▸ Data section
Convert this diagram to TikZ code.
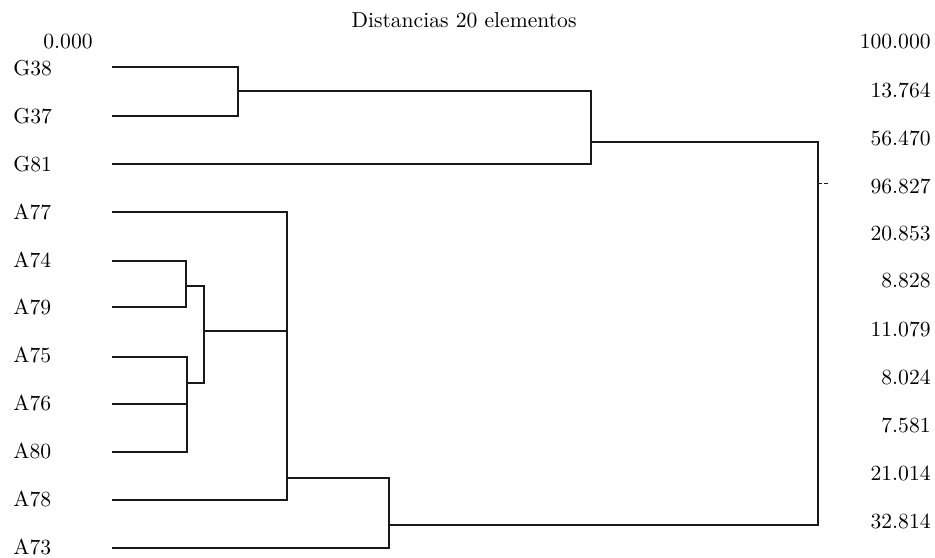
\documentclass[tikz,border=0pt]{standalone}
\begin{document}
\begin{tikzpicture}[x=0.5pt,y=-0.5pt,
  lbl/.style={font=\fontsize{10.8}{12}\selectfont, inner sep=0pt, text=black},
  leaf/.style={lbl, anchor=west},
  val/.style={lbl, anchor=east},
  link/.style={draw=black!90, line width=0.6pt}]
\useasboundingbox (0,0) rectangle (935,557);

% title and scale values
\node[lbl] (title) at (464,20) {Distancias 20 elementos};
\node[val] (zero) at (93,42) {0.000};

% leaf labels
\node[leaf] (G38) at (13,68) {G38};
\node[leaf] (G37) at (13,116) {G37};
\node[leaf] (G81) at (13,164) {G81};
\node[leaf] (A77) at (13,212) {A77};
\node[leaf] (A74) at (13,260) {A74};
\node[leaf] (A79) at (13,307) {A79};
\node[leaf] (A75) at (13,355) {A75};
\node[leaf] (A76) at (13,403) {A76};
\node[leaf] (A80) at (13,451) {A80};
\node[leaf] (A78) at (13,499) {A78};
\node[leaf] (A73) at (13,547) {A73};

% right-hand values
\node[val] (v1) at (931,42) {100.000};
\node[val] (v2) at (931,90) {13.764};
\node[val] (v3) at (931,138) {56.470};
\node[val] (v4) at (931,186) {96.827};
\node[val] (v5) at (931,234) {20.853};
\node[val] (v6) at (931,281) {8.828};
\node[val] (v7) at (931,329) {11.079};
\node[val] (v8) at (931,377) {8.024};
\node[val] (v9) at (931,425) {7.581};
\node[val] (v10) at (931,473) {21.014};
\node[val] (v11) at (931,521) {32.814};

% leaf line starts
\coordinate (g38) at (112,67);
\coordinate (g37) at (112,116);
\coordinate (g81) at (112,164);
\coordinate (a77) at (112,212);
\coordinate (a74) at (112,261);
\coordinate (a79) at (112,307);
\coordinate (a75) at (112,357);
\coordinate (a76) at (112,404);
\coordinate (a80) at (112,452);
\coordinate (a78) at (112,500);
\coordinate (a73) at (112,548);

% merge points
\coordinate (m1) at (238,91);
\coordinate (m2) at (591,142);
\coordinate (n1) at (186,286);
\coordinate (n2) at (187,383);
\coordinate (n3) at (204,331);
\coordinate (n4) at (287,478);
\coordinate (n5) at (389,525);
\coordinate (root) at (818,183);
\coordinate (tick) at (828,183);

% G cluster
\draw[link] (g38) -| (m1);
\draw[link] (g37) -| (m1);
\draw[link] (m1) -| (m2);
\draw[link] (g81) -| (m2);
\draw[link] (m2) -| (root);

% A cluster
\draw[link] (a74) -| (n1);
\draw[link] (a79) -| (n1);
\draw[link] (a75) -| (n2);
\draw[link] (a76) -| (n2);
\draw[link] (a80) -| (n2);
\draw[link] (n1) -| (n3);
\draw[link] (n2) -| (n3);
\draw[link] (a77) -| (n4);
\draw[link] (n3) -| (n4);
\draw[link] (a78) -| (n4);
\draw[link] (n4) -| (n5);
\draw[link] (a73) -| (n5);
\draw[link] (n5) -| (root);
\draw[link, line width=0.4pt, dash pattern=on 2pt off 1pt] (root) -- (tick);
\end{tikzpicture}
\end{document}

▸ Instructions for the task
Extract all the data above exactly, excluding every picture.

▸ Output below
Convert this diagram to TikZ code.
\documentclass[tikz,border=0pt]{standalone}
\begin{document}
\begin{tikzpicture}[x=0.5pt,y=-0.5pt,
  lbl/.style={font=\fontsize{10.8}{12}\selectfont, inner sep=0pt, text=black},
  leaf/.style={lbl, anchor=west},
  val/.style={lbl, anchor=east},
  link/.style={draw=black!90, line width=0.6pt}]
\useasboundingbox (0,0) rectangle (935,557);

% title and scale values
\node[lbl] (title) at (464,20) {Distancias 20 elementos};
\node[val] (zero) at (93,42) {0.000};

% leaf labels
\node[leaf] (G38) at (13,68) {G38};
\node[leaf] (G37) at (13,116) {G37};
\node[leaf] (G81) at (13,164) {G81};
\node[leaf] (A77) at (13,212) {A77};
\node[leaf] (A74) at (13,260) {A74};
\node[leaf] (A79) at (13,307) {A79};
\node[leaf] (A75) at (13,355) {A75};
\node[leaf] (A76) at (13,403) {A76};
\node[leaf] (A80) at (13,451) {A80};
\node[leaf] (A78) at (13,499) {A78};
\node[leaf] (A73) at (13,547) {A73};

% right-hand values
\node[val] (v1) at (931,42) {100.000};
\node[val] (v2) at (931,90) {13.764};
\node[val] (v3) at (931,138) {56.470};
\node[val] (v4) at (931,186) {96.827};
\node[val] (v5) at (931,234) {20.853};
\node[val] (v6) at (931,281) {8.828};
\node[val] (v7) at (931,329) {11.079};
\node[val] (v8) at (931,377) {8.024};
\node[val] (v9) at (931,425) {7.581};
\node[val] (v10) at (931,473) {21.014};
\node[val] (v11) at (931,521) {32.814};

% leaf line starts
\coordinate (g38) at (112,67);
\coordinate (g37) at (112,116);
\coordinate (g81) at (112,164);
\coordinate (a77) at (112,212);
\coordinate (a74) at (112,261);
\coordinate (a79) at (112,307);
\coordinate (a75) at (112,357);
\coordinate (a76) at (112,404);
\coordinate (a80) at (112,452);
\coordinate (a78) at (112,500);
\coordinate (a73) at (112,548);

% merge points
\coordinate (m1) at (238,91);
\coordinate (m2) at (591,142);
\coordinate (n1) at (186,286);
\coordinate (n2) at (187,383);
\coordinate (n3) at (204,331);
\coordinate (n4) at (287,478);
\coordinate (n5) at (389,525);
\coordinate (root) at (818,183);
\coordinate (tick) at (828,183);

% G cluster
\draw[link] (g38) -| (m1);
\draw[link] (g37) -| (m1);
\draw[link] (m1) -| (m2);
\draw[link] (g81) -| (m2);
\draw[link] (m2) -| (root);

% A cluster
\draw[link] (a74) -| (n1);
\draw[link] (a79) -| (n1);
\draw[link] (a75) -| (n2);
\draw[link] (a76) -| (n2);
\draw[link] (a80) -| (n2);
\draw[link] (n1) -| (n3);
\draw[link] (n2) -| (n3);
\draw[link] (a77) -| (n4);
\draw[link] (n3) -| (n4);
\draw[link] (a78) -| (n4);
\draw[link] (n4) -| (n5);
\draw[link] (a73) -| (n5);
\draw[link] (n5) -| (root);
\draw[link, line width=0.4pt, dash pattern=on 2pt off 1pt] (root) -- (tick);
\end{tikzpicture}
\end{document}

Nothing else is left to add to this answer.